No one knows who fired first, but at the pump house, the Pinkerton exchanged shots with thousands of workers, and in the end, seven workers and three Pinkerton were left dead -- hundreds of others injured.

For Mark Rylance -- the renowned stage actor and academy award winner -- it's the stuff of great drama.

"Oh yes, enormous drama. In fact the difficulty for me is trying to contain and think what is the essential drama, what is the essential question? What would Shakespeare do?"

For years now, Rylance and co-author Peter Reder have been working on a play about the battle and the two great forces of labor and management on a collision course.

In a performance at the Homestead Carnegie library, Rylance will be portraying Henry Clay Frick -- who locked out the workers and built a wall around the mill.

Frick and Andrew Carnegie were modernizing the mill -- expanding production with less workers through new technology, but it was Frick who sent in the Pinkertons to cement his plans and break the union.

"He definitely could have made some choices that would have been softer. That wouldn't have required such violence. I don't think Mr. Carnegie wanted to be that violent, that direct. He was kind of an artist of managers.
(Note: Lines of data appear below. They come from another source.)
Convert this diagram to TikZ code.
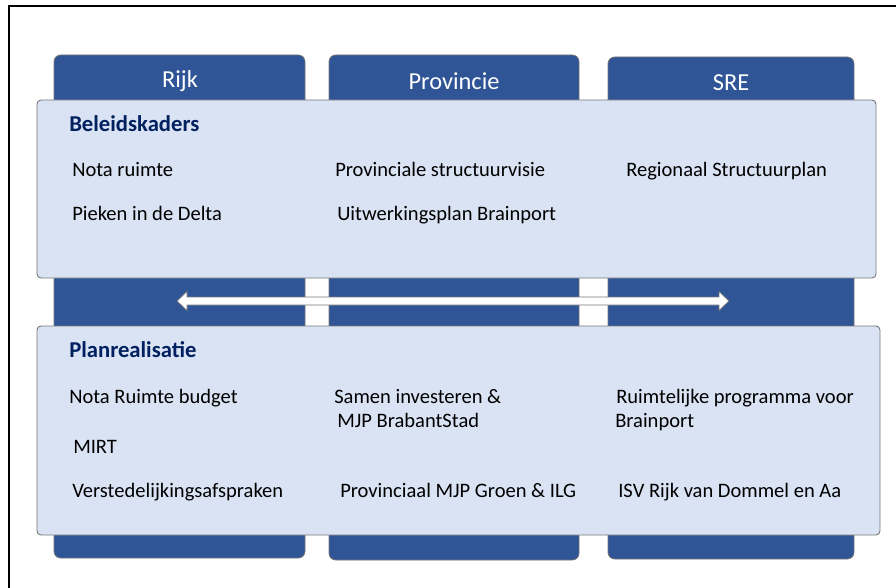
\documentclass[tikz,border=0pt]{standalone}
\usepackage{fontspec}
\setmainfont{Carlito}
\definecolor{orgblue}{RGB}{47, 85, 151}
\definecolor{panelfill}{RGB}{218, 227, 243}
\definecolor{panelline}{RGB}{120, 120, 120}
\definecolor{titlenavy}{RGB}{0, 32, 96}
\usetikzlibrary{positioning, calc}
\tikzset{
  column/.style={draw=panelline, fill=orgblue, rounded corners=5pt, line width=0.6pt},
  panel/.style={draw=panelline, fill=panelfill, rounded corners=3pt, line width=0.7pt},
  header/.style={text=white, font=\fontsize{18.3}{21}\selectfont, inner sep=0pt},
  paneltitle/.style={anchor=base west, inner sep=0pt, text=titlenavy, font=\fontsize{17}{20}\selectfont\bfseries},
  item/.style={anchor=base west, inner sep=0pt, font=\fontsize{15.4}{18}\selectfont, align=left}
}
\begin{document}
\begin{tikzpicture}[x=0.75pt, y=-0.75pt]
    \useasboundingbox (0,0) rectangle (896,588);
    % kader
    \draw[line width=0.9pt] (9,600) -- (9,6) -- (900,6);
    % kolommen
    \draw[column] (54,55) rectangle (305,558);
    \draw[column] (329,55) rectangle (579,560);
    \draw[column] (608,57) rectangle (854,559);
    \node[header] (rijk) at (180,81) {Rijk};
    \node[header] (prov) at (454,81) {Provincie};
    \node[header] (sre) at (731,83) {SRE};
    % pijl
    \coordinate (arL) at (177,301);
    \coordinate (arR) at (729,301);
    \draw[draw=panelline, fill=white, line width=0.6pt]
      (arL) -- ($(arL)+(10,-9.5)$) -- ($(arL)+(10,-4)$) -- ($(arR)+(-10,-4)$)
      -- ($(arR)+(-10,-9.5)$) -- (arR) -- ($(arR)+(-10,9.5)$) -- ($(arR)+(-10,4)$)
      -- ($(arL)+(10,4)$) -- ($(arL)+(10,9.5)$) -- cycle;
    % beleidskaders
    \draw[panel] (37,100) rectangle (876,278);
    \node[paneltitle] (bel) at (69,132) {Beleidskaders};
    \node[item] (nota) at (72,176) {Nota ruimte};
    \node[item] (pieken) at (72,220) {Pieken in de Delta};
    \node[item] (psv) at (335,176) {Provinciale structuurvisie};
    \node[item] (uwp) at (337,220) {Uitwerkingsplan Brainport};
    \node[item] (rsp) at (626,176) {Regionaal Structuurplan};
    % planrealisatie
    \draw[panel] (37,326) rectangle (880,535);
    \node[paneltitle] (plan) at (69,357) {Planrealisatie};
    \node[item] (nrb) at (69,403) {Nota Ruimte budget};
    \node[item] (mirt) at (73,453) {MIRT};
    \node[item] (vsa) at (72,497) {Verstedelijkingsafspraken};
    \node[item] (samen) at (334,403) {Samen investeren \&};
    \node[item] (mjp) at (337,427) {MJP BrabantStad};
    \node[item] (groen) at (340,497) {Provinciaal MJP Groen \& ILG};
    \node[item] (rpb) at (616,403) {Ruimtelijke programma voor};
    \node[item] (bport) at (615,427) {Brainport};
    \node[item] (isv) at (618,497) {ISV Rijk van Dommel en Aa};
\end{tikzpicture}
\end{document}
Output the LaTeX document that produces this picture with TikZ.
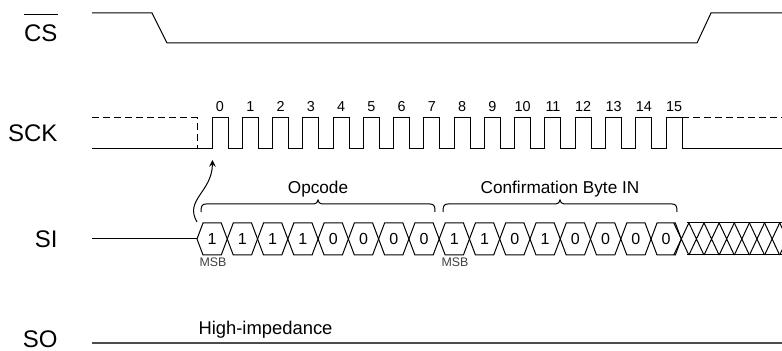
\documentclass[tikz,border=0pt]{standalone}
\usepackage{fontspec}
\setmainfont{Liberation Sans}
\begin{document}
\begin{tikzpicture}[>=stealth, x=0.5pt, y=-0.5pt, line width=0.5pt,
  tenhieu/.style={anchor=base east, inner sep=0pt, font=\fontsize{12}{14}\selectfont},
  chiso/.style={anchor=base, inner sep=0pt, font=\fontsize{7.2}{8}\selectfont},
  bit/.style={anchor=base, inner sep=0pt, font=\fontsize{8}{9}\selectfont},
  ghichu/.style={anchor=base, inner sep=0pt, font=\fontsize{8.6}{10}\selectfont},
  msb/.style={anchor=base, inner sep=0pt, font=\fontsize{6.2}{7}\selectfont, text=black!75}]
\useasboundingbox (0,0) rectangle (782,351);
% tên các tín hiệu
\node[tenhieu] (cs) at (58,42) {CS};
\draw ([yshift=5pt]cs.north west) -- ([yshift=5pt]cs.north east);
\node[tenhieu] (sck) at (58,142) {SCK};
\node[tenhieu] (si) at (58,248) {SI};
\node[tenhieu] (so) at (58,348) {SO};
% CS
\draw (92,13) -- (152,13) -- (167,43) -- (697,43) -- (711,13) -- (782,13);
% SCK
\draw[dash pattern=on 3.3pt off 2.2pt] (92,118) -- (197,118) -- (197,149);
\draw[dash pattern=on 3.3pt off 2.2pt] (682,118) -- (782,118);
\draw (92,149) \foreach \i in {0,...,15}{ -- ({212+30.27*\i},149) -- ++(0,-31) -- ++(16,0) -- ++(0,31)} -- (782,149);
\foreach \i in {0,...,15} \node[chiso] (n\i) at ({220+30.27*\i},112) {\i};
% SI
\draw (92,239) -- (197,239);
\foreach \v [count=\i from 0] in {1,1,1,1,0,0,0,0,1,1,0,1,0,0,0,0}{
  \pgfmathsetmacro\a{197+30.27*\i}
  \pgfmathsetmacro\b{\a+30.27}
  \draw (\a,239) -- (\a+6,223) -- (\b-6,223) -- (\b,239) -- (\b-6,255) -- (\a+6,255) -- cycle;
  \node[bit] (b\i) at ({\a+15.135},245) {\v};
}
\begin{scope}
\clip (600,200) rectangle (782,270);
\draw (687,223) -- (782,223) (687,255) -- (782,255);
\foreach \k in {0,...,7}{
  \pgfmathsetmacro\c{681.3+15.135*\k}
  \draw (\c-7.5,223) -- (\c+7.5,255) (\c-7.5,255) -- (\c+7.5,223);
}
\end{scope}
\node[msb] (msb0) at (213,267) {MSB};
\node[msb] (msb8) at (455,267) {MSB};
% ngoặc Opcode / Confirmation
\foreach \a/\b/\t/\ten in {201/435/Opcode/opcode, 443/677/Confirmation Byte IN/xacnhan}{
  \pgfmathsetmacro\m{(\a+\b)/2}
  \draw (\a,212) .. controls (\a,206) and (\a+1,204) .. (\a+5,204) -- (\m-4,204)
    .. controls (\m-2,204) and (\m,202) .. (\m,200) .. controls (\m,202) and (\m+2,204) .. (\m+4,204)
    -- (\b-5,204) .. controls (\b-1,204) and (\b,206) .. (\b,212);
  \node[ghichu] (\ten) at (\m,194) {\t};
}
% mũi tên từ bit đầu tới cạnh lên SCK
\coordinate (dau) at (197,222);
\coordinate (canh) at (212.5,160);
\draw[->] (dau) .. controls (184,200) and (212,192) .. (canh);
% SO
\draw[line width=1pt, black!70] (92,343) -- (782,343);
\node[anchor=base, inner sep=0pt, font=\fontsize{9.2}{11}\selectfont] (hiz) at (265.5,335) {High-impedance};
\end{tikzpicture}
\end{document}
He admired this incredible efficient science of management that was born at that time," Rylance said.

Two weeks later Frick would survive an assassination attempt after being shot in his downtown office by the anarchist Alexander Berkman -- sympathy for the workers diminished, the governor sent in the state militia and the union was broken.

But rather than dusty, old history, Rylance says the battle was over machines replacing labor -- something that resonates today as automation, driverless cars and robots may threaten the livelihood of workers.

"It's hard when you look at the black and white photographs of the mills in the 1890s to think that this is cutting edge technology. What are they going to do with all those people?"

The battle and the aftermath were the great drama of its times, but that history is just as vital today as the thing people fought and died for back then are still being fought over today.